The Labouring Population of Guyana (1917-2017)

Indentureship formally ended in the year 1917. Indian indentureship started in 1838 (May 5 – Indian Arrival Day) while enslaved Africans were being granted emancipation (August 1 – Emancipation Day). The abolition of indentureship came about through sustained struggle on the foreign front and through sustained resistance in the local vanguard. The local resistance was later harnessed into organisations fighting against the exploitation of the labouring population with the intention of securing better wages and working conditions.

According to Ashton Chase in his well-documented, well-presented and well-written book, A History of Trade Unionism in Guyana, 1900 to 1961, “it was not until after immigration of these [Indian] workers ceased in 1917, and their semi-feudal status which has by then become outmoded due to inefficiency and waste, that prospects for organisation seemed ripe”.

The year 1917 was the year of strikes. Early in January 1917, the wharf workers at Booker Brothers struck for shorter working hours and increased pay. The strike fever spread to workers at Curtis Campbell, Bookers Cooperage, Georgetown Railway Wharf and Luggage Store,  Sawmills – Charlestown, Lopes, Sprostons, Demerara Railway, the Ice Factory, the Match Factory, Demerara Ice House Soda Aerated Factory, sea defence workers, East Coast road workers and the post office employees among others. According to Chase, Indian labourers were getting into the act. For instance, during the months of March, April and May workers from the East and West Bank Demerara went to Georgetown to complain about their hardship to the Immigration Agent General.  That agitation took place over a three-month period.
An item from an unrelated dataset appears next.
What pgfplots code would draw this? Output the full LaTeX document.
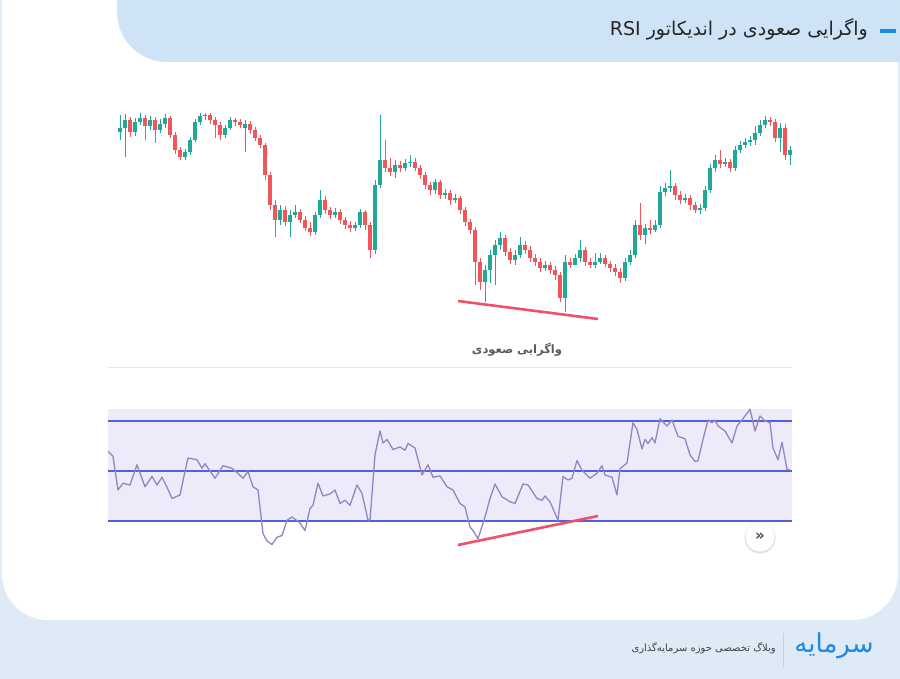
\documentclass[border=0pt]{standalone}
\usepackage{pgfplots}
\pgfplotsset{compat=1.18}
\usepackage{pgfplotstable}
\usepackage{fontspec}
\setmainfont{DejaVu Sans}
\newfontfamily\fa[Script=Arabic]{DejaVu Sans}
\TeXXeTstate=1
\definecolor{bgfoot}{HTML}{DEEBF7}
\definecolor{hdr}{HTML}{CFE3F6}
\definecolor{cgreen}{HTML}{22A896}
\definecolor{cred}{HTML}{F0555A}
\definecolor{band}{HTML}{4F62DD}
\definecolor{lav}{HTML}{EEEAF9}
\definecolor{rsic}{HTML}{8F86C2}
\definecolor{divred}{HTML}{F0506A}
\definecolor{logo}{HTML}{1E88E5}

% candles: x position, open, high, low, close (read in screen units, larger = lower price)
\pgfplotstableread{
x o h l c
120 132 115 140 128
125 128 114 157 120
130 120 117 137 132
135 132 118 136 122
140 122 113 125 118
145 118 115 140 126
150 126 116 130 120
155 120 117 143 130
160 130 119 133 124
165 124 114 128 118
170 118 116 138 135
175 135 132 154 150
180 150 147 160 157
185 157 149 160 152
190 152 137 155 140
195 140 119 142 122
200 122 113 125 116
205 116 113 120 115
210 115 113 124 120
215 120 117 138 125
220 125 122 140 135
225 135 125 138 128
230 128 117 130 120
235 120 118 126 122
240 122 119 128 125
245 128 120 152 124
250 124 121 134 130
255 130 127 141 138
260 138 135 148 145
265 145 143 180 175
270 175 172 210 205
275 205 200 237 220
280 220 205 225 210
285 210 206 226 222
290 222 210 237 215
295 215 205 218 212
300 212 209 223 220
305 220 216 231 228
310 228 222 236 232
315 232 212 235 215
320 215 190 218 200
325 200 196 214 210
330 210 207 219 215
335 215 208 218 212
340 212 209 224 220
345 220 217 229 225
350 225 221 232 228
355 228 222 231 225
360 225 209 228 212
365 212 210 230 225
370 225 222 258 250
375 250 180 254 185
380 185 115 188 160
385 160 140 172 168
390 168 158 176 172
395 172 160 178 165
400 165 161 172 168
405 168 159 171 163
410 163 155 167 162
415 162 158 171 168
420 168 165 179 175
425 175 172 189 185
430 185 182 195 190
435 190 179 194 182
440 182 180 199 195
445 195 189 199 193
450 193 190 205 200
455 200 194 203 198
460 198 196 214 210
465 210 207 226 222
470 222 219 234 230
475 230 227 285 262
480 262 258 290 282
485 282 265 302 270
490 270 250 283 255
495 255 240 285 245
500 245 232 250 238
505 238 235 256 252
510 252 248 264 260
515 260 250 265 255
520 255 237 258 245
525 245 241 254 250
530 250 246 262 258
535 258 254 266 262
540 262 258 272 268
545 268 261 271 265
550 265 262 274 270
555 270 266 280 275
560 275 272 302 298
565 298 255 312 262
570 262 258 268 265
575 265 254 262 258
580 258 240 262 250
585 250 247 266 262
590 262 258 268 265
595 265 253 268 262
600 262 253 264 258
605 258 255 267 264
610 264 261 272 268
615 268 264 276 272
620 272 268 283 278
625 278 258 281 262
630 262 250 265 255
635 255 220 258 225
640 225 203 240 235
645 235 224 244 228
650 228 220 234 230
655 230 220 232 225
660 225 186 228 192
665 192 183 196 188
670 188 170 192 186
675 186 183 200 195
680 195 191 204 200
685 200 194 203 198
690 198 195 210 205
695 205 202 213 210
700 210 204 214 208
705 208 186 211 190
710 190 164 193 168
715 168 155 172 160
720 160 150 168 164
725 164 158 167 162
730 162 159 172 168
735 168 146 171 150
740 150 141 153 145
745 145 138 148 142
750 142 136 146 140
755 140 126 145 133
760 133 120 136 125
765 125 116 128 120
770 120 117 126 122
775 122 119 142 138
780 138 123 152 128
785 128 124 160 155
790 155 146 165 150
}\candles

\pgfplotstableread{
x rsi
108 57.9
113 55.9
118 42.4
123 45.1
130 44.4
137 52.5
145 43.7
152 47.8
157 44.4
162 47.5
167 43.5
172 39.0
180 40.4
184 48.0
188 55.2
197 54.5
202 51.1
205 52.9
210 50.0
215 47.1
223 52.1
232 51.1
238 49.0
243 47.1
248 49.8
253 43.7
258 42.4
263 24.9
267 22.0
272 20.6
277 23.5
282 24.2
287 30.3
292 31.6
300 29.2
305 26.2
310 35.0
313 36.3
318 45.1
323 40.0
330 40.8
335 42.4
340 37.0
345 38.3
350 36.3
357 44.4
362 41.0
368 30.3
370 30.5
375 56.5
380 66.0
383 61.2
387 62.6
393 58.6
400 59.6
405 58.3
408 61.0
415 59.2
422 48.4
428 52.5
433 47.5
440 48.0
447 43.7
453 42.4
460 37.0
465 35.6
470 27.6
473 26.2
478 22.9
485 31.6
490 39.0
495 44.8
502 39.7
510 37.7
515 37.0
523 44.8
528 44.4
537 39.0
542 38.3
545 40.0
550 37.7
558 30.3
563 47.8
568 46.4
572 47.1
577 54.2
582 50.3
590 47.1
597 49.1
602 52.1
605 48.4
612 47.5
617 40.4
620 50.9
627 53.2
633 69.3
637 66.6
642 58.8
645 62.6
648 61.0
652 63.3
655 61.2
660 70.9
667 68.0
672 70.4
678 63.9
685 62.9
690 56.5
695 53.8
698 54.1
703 62.6
708 70.4
712 69.3
715 70.4
718 68.0
725 66.0
732 61.2
737 68.0
742 70.4
750 74.7
755 66.0
760 72.0
765 70.0
770 69.3
773 59.2
778 54.5
782 61.5
787 50.7
790 50.4
}\rsidata

\begin{document}
\begin{tikzpicture}[x=1pt,y=1pt]
\useasboundingbox (0,0) rectangle (900,679);
\clip (0,0) rectangle (900,679);
% background and card
\fill[bgfoot] (0,0) rectangle (900,679);
\fill[white, rounded corners=46pt] (2,59) rectangle (898,760);
\fill[hdr, rounded corners=50pt] (117,617) rectangle (980,760);
\draw[logo, line width=3.5pt] (880,648) -- (896,648);
\node[anchor=east, text=black!85, inner sep=0pt] at (868,650)
  {\fontsize{19}{22}\selectfont\fa\beginR واگرایی صعودی در اندیکاتور \beginL RSI\endL\endR};
% separator
\draw[black!10, line width=0.8pt] (108,312) -- (792,312);
\node[text=black!65, inner sep=0pt] at (517,329)
  {\fontsize{11.5}{13}\selectfont\fa\bfseries\beginR واگرایی صعودی\endR};

% price panel
\begin{axis}[at={(108pt,349pt)}, anchor=south west, scale only axis,
  width=684pt, height=217pt, xmin=108, xmax=792, ymin=113, ymax=330,
  y dir=reverse, axis lines=none, clip=true]
  % wicks
  \addplot[draw=none, no markers, forget plot, error bars/.cd, y dir=both, y explicit, error mark=none,
    error bar style={draw=cgreen, line width=0.9pt, solid}]
    table[x=x, y expr={\thisrow{c}<\thisrow{o} ? (\thisrow{h}+\thisrow{l})/2 : nan},
      y error expr={(\thisrow{l}-\thisrow{h})/2}] {\candles};
  \addplot[draw=none, no markers, forget plot, error bars/.cd, y dir=both, y explicit, error mark=none,
    error bar style={draw=cred, line width=0.9pt, solid}]
    table[x=x, y expr={\thisrow{c}<\thisrow{o} ? nan : (\thisrow{h}+\thisrow{l})/2},
      y error expr={(\thisrow{l}-\thisrow{h})/2}] {\candles};
  % bodies
  \addplot[draw=none, no markers, forget plot, error bars/.cd, y dir=both, y explicit, error mark=none,
    error bar style={draw=cgreen, line width=3.4pt, solid}]
    table[x=x, y expr={\thisrow{c}<\thisrow{o} ? (\thisrow{o}+\thisrow{c})/2 : nan},
      y error expr={max(abs(\thisrow{o}-\thisrow{c})/2,0.8)}] {\candles};
  \addplot[draw=none, no markers, forget plot, error bars/.cd, y dir=both, y explicit, error mark=none,
    error bar style={draw=cred, line width=3.4pt, solid}]
    table[x=x, y expr={\thisrow{c}<\thisrow{o} ? nan : (\thisrow{o}+\thisrow{c})/2},
      y error expr={max(abs(\thisrow{o}-\thisrow{c})/2,0.8)}] {\candles};
  % divergence line
  \addplot[divred, line width=2.6pt] coordinates {(458,301) (598,319)};
\end{axis}

% RSI panel
\begin{axis}[at={(108pt,124pt)}, anchor=south west, scale only axis,
  width=684pt, height=155pt, xmin=108, xmax=792, ymin=16.4, ymax=78.4,
  axis lines=none, clip=true]
  \addplot[fill=lav, draw=none] coordinates {(108,30) (108,74.8) (792,74.8) (792,30)} -- cycle;
  \addplot[band, line width=1.7pt] coordinates {(108,70) (792,70)};
  \addplot[band, line width=1.7pt] coordinates {(108,50) (792,50)};
  \addplot[band, line width=1.7pt] coordinates {(108,30) (792,30)};
  \addplot[rsic, line width=1.3pt, line join=round] table[x=x, y=rsi] {\rsidata};
  \addplot[divred, line width=2.6pt] coordinates {(458,20.4) (598,32.0)};
\end{axis}

% scroll button
\fill[black!12] (760,141) circle (15.5pt);
\fill[white] (760,142) circle (14.5pt);
\node[text=black!70] at (760,142) {\fontsize{15}{15}\selectfont\bfseries »};

% footer
\draw[logo!35, line width=1pt] (783,12) -- (783,46);
\node[anchor=east, text=black!75, inner sep=0pt] at (776,31)
  {\fontsize{10}{12}\selectfont\fa\beginR وبلاگ تخصصی حوزه سرمایه‌گذاری\endR};
\node[text=logo, inner sep=0pt] at (834,33)
  {\fontsize{26}{28}\selectfont\fa\beginR سرمایه\endR};
\end{tikzpicture}
\end{document}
But the year of strikes cannot be viewed in isolation. The first two decades of the 12th century were decades of strikes, forming the bedrock on which the birth of formal trade union movement was spawned. Many of the remonstrations took the form of marches from various plantations towards the Immigration Agent General, of which the office was called ‘Crosby’ in memory of one Mr Crosby who held “this office for a considerable time and often discharged his duties with satisfaction to the workers” (Chase). This period also gave rise to “Black Crosby”, as Hubert Nathaniel Critchlow was affectionately called by Indian immigrants.

According to Chase, “Hubert Nathaniel Critchlow was born in Georgetown on the 18th December, 1884… His academic school record was colourless, but in the field of athletics, his prowess overshadowed all his school mates… After a number of odd jobs…, he entered the waterfront as a dock labourer. He died a bachelor on 10th May, 1958… leaving a small estate of $704.83…”
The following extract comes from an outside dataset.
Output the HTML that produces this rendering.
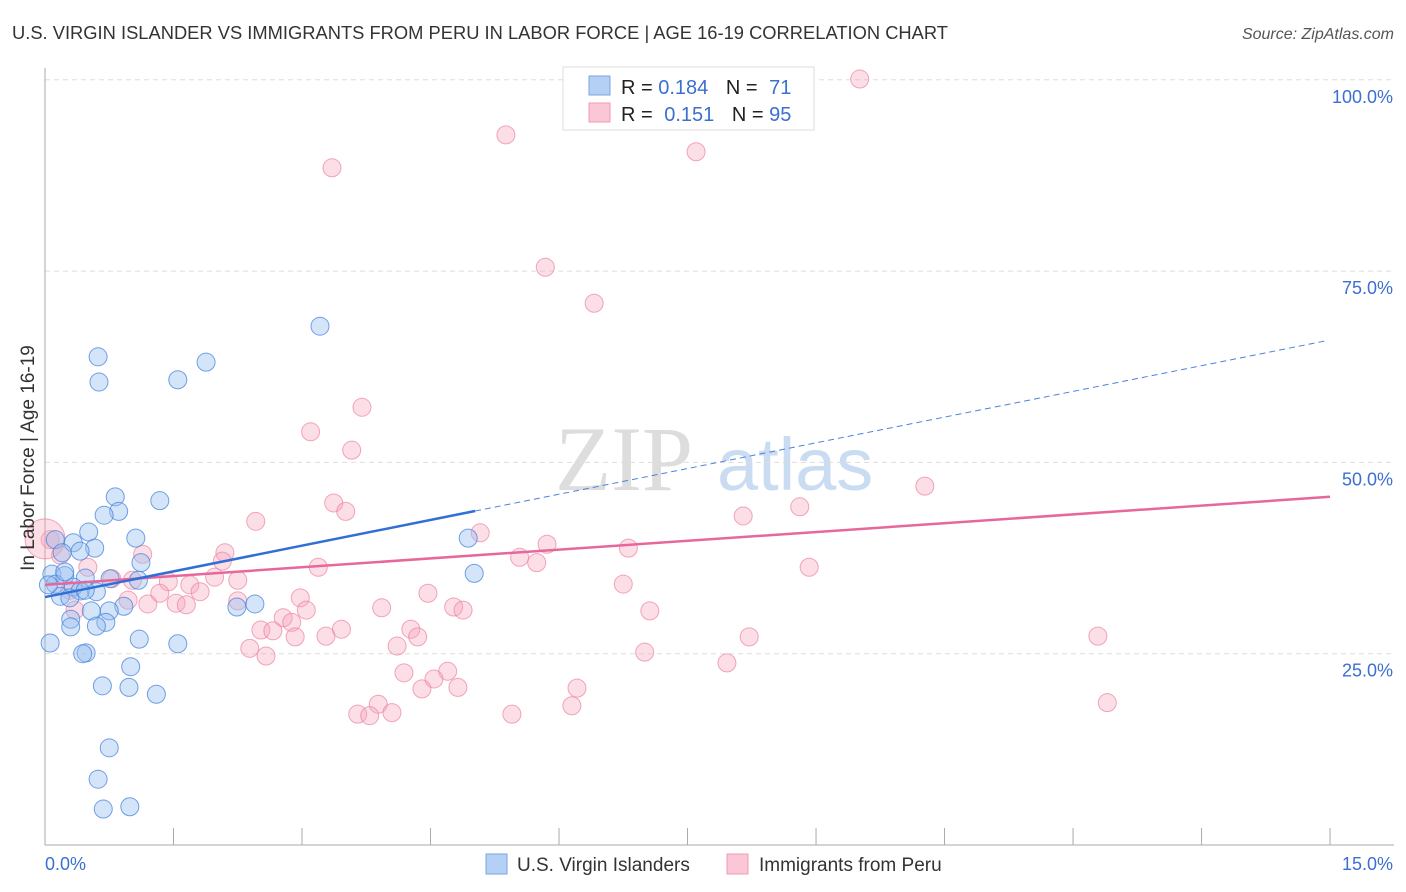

From the docks of Georgetown, Critchlow was able to form the country’s first trade union, becoming revered as the father of the trade union movement in Guyana.

On December 1, 1903, sixty indentured immigrants on Pln. Diamond ceased working and headed to Georgetown. Other such remonstrations surfaced on Pln. Farm, East Bank Demerara, June 1904, and Pln. Lusignan, May 1905. Also in 1905 came the well documented Ruimveldt series of riots. From 1906 to 1916, there was no letting up in remonstrations from the labouring populations of the plantations across the country via  Providence on the East Bank Demerara, Friends on the Berbice River, Wales in Demerara, Anna Regina on the Essequibo, Marionville of Leguan Island, La Bonne Intention, Peter’s Hall, Leonora, Ruimveldt, Blairmont, just to name a cross-section of involvement.
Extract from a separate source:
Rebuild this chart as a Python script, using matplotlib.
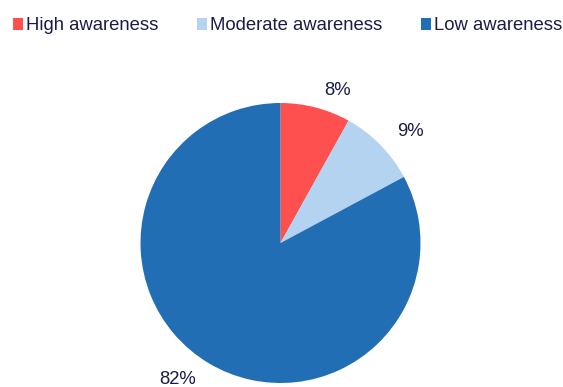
import numpy as np
import matplotlib.pyplot as plt
from matplotlib.patches import Patch

plt.rcParams['font.family'] = ['Liberation Sans', 'DejaVu Sans']

labels = ["High awareness", "Moderate awareness", "Low awareness"]
shares = [8, 9, 82]
colors = ["#FF5050", "#B4D3F0", "#226EB4"]
text_color = "#1B1B4B"

fig = plt.figure(figsize=(5.63, 3.87), dpi=100)
# axes box = pie bounding box (pixels: centre 280.5, 243 from top, radius 140)
W, H = 563, 387
ax = fig.add_axes([(280.5 - 140) / W, (H - 243 - 140) / H, 280 / W, 280 / H])

wedges, _ = ax.pie(shares, colors=colors, startangle=90, counterclock=False,
                   radius=1.0, wedgeprops=dict(linewidth=0))
ax.set_xlim(-1, 1)
ax.set_ylim(-1, 1)
ax.set_aspect("equal")
ax.axis("off")

# percentage labels just outside each wedge
nudge = [6, 4, 6]      # degrees, clockwise shift of label
dist = [1.16, 1.22, 1.22]
for w, v, dn, d in zip(wedges, shares, nudge, dist):
    mid = np.deg2rad((w.theta1 + w.theta2) / 2 - dn)
    ax.text(d * np.cos(mid), d * np.sin(mid), f"{v}%", ha="center", va="center",
            fontsize=13.3, color=text_color, clip_on=False)

handles = [Patch(facecolor=c, edgecolor="none") for c in colors]
fig.legend(handles, labels, loc="center", bbox_to_anchor=(287.5 / W, 1 - 26 / H),
           ncol=3, frameon=False, fontsize=13.3, labelcolor=text_color,
           handlelength=0.55, handleheight=0.55, handletextpad=0.15,
           columnspacing=2.1, borderaxespad=0, borderpad=0)

fig.savefig("out.png", dpi=100)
“A History of Trade Unionism in Guyana, 1900 to 1961” is, first and foremost, a “record of the facts showing how our trade union movement began and how it developed”. Except for a few intrusions into the text by the author due to the fact that he was intimately involved in trade unionism and in politics as a founding member of the People’s Progressive Party (PPP) and as Minister of Labour, Trade and Industry in the 1953 PPP Government, the book states the facts verifiable by its extensive bibliography.

Interestingly, the book ends with an epilogue “to bring readers up to date with the latest developments (up to 1964) and to make the book more topical”. This is not a review of the book “A History of Trade Unionism in Guyana, 1900 to 1961” by Ashton Chase, but a collation of notes from the book during my research for material referencing the centennial end to Indentureship. The eventual article came together as the following events were in the air – May Day, Indian Arrival Day, my first visit to Highbury, where the first set of Indian Immigrants were landed in order to save sugar, the impending closure of sugar estates across the country and Independence Day.